Selon une analyse maintenant classique, les élections se gagnent au centre, ce qui conduit les partis, de gauche et de droite, à atténuer leurs discours pour attirer les électeurs centristes. Mais ce constat ne vaut pas pour les primaires, qui s’adressent sinon à des militants, du moins à des électeurs déjà convaincus  et par cela même rétifs à cette atténuation vers le centre. Au contraire, ils réclament un programme électoral ici de droite dure mais pure (c’est-à-dire sans appel du pied ou de tout autre membre à l’extrême-droite). F. Fillon l’a bien compris, qui a donné dans la grammaire de droite classique reagano-thatcherienne (avec quelques années de retard sur ces grands ancêtres…). Cela, combiné à son image classique, suffit sans doute à expliquer l’ampleur de sa victoire, bien davantage qu’un vote catholique passablement fantasmé. Mais il lui reste (si l’on peut dire) maintenant à gagner l’élection et, pour ce faire, le vote des électeurs centristes sera décisif. Le rétro-pédalage sur le remboursement des soins ne s’explique sans doute pas autrement, et certainement pas, en tous les cas, parce qu’on aurait mal compris le candidat…

 

3. Terminons par un bref commentaire sur l’élection autrichienne. Les réseaux dits sociaux y ont, semble-t-il, joué un rôle non négligeable. On dit même que la mise en ligne sur le site d’Alexander Van der Bellen d’un entretien avec une survivante de la Shoah a contribué à rappeler aux électeurs autrichiens quelques souvenirs historiques douloureux qu’ils auraient pu avoir oubliés et à les détourner d’un vote d’extrême-droite.

 

Le pire n’est jamais sûr, simplement probable.

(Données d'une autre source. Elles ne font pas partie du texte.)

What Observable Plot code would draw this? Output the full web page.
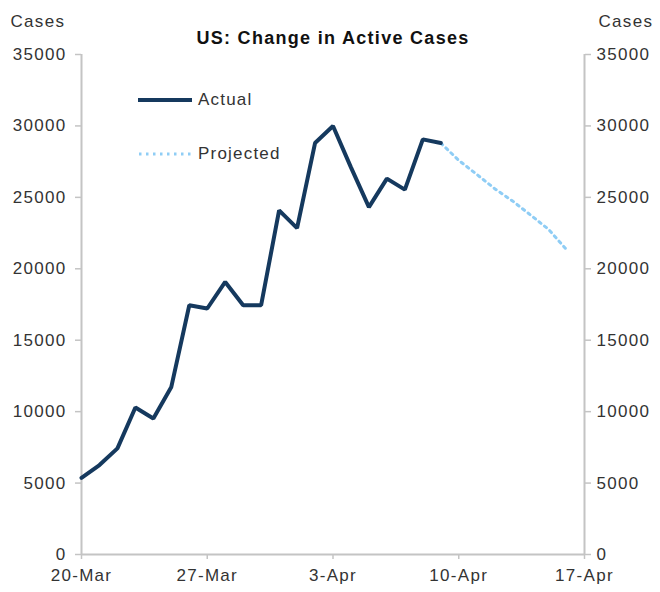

[1] Avez-vous remarqué que l’édification d’un mur est devenu un must de la politique moderne, ici ou là ? On a bien oublié les concepteurs du mur de Berlin, qui ont cependant de nombreux épigones lesquels se gardent bien de revendiquer cette filiation…

[2] Ce qui est peut-être vrai, mais ne les autorise pas à voter n’importe comment. Ce n’est pas parce que je suis en colère contre mon voisin (hypothèse, je m’empresse de le dire) que je peux lui donner un coup de poing, ou pire.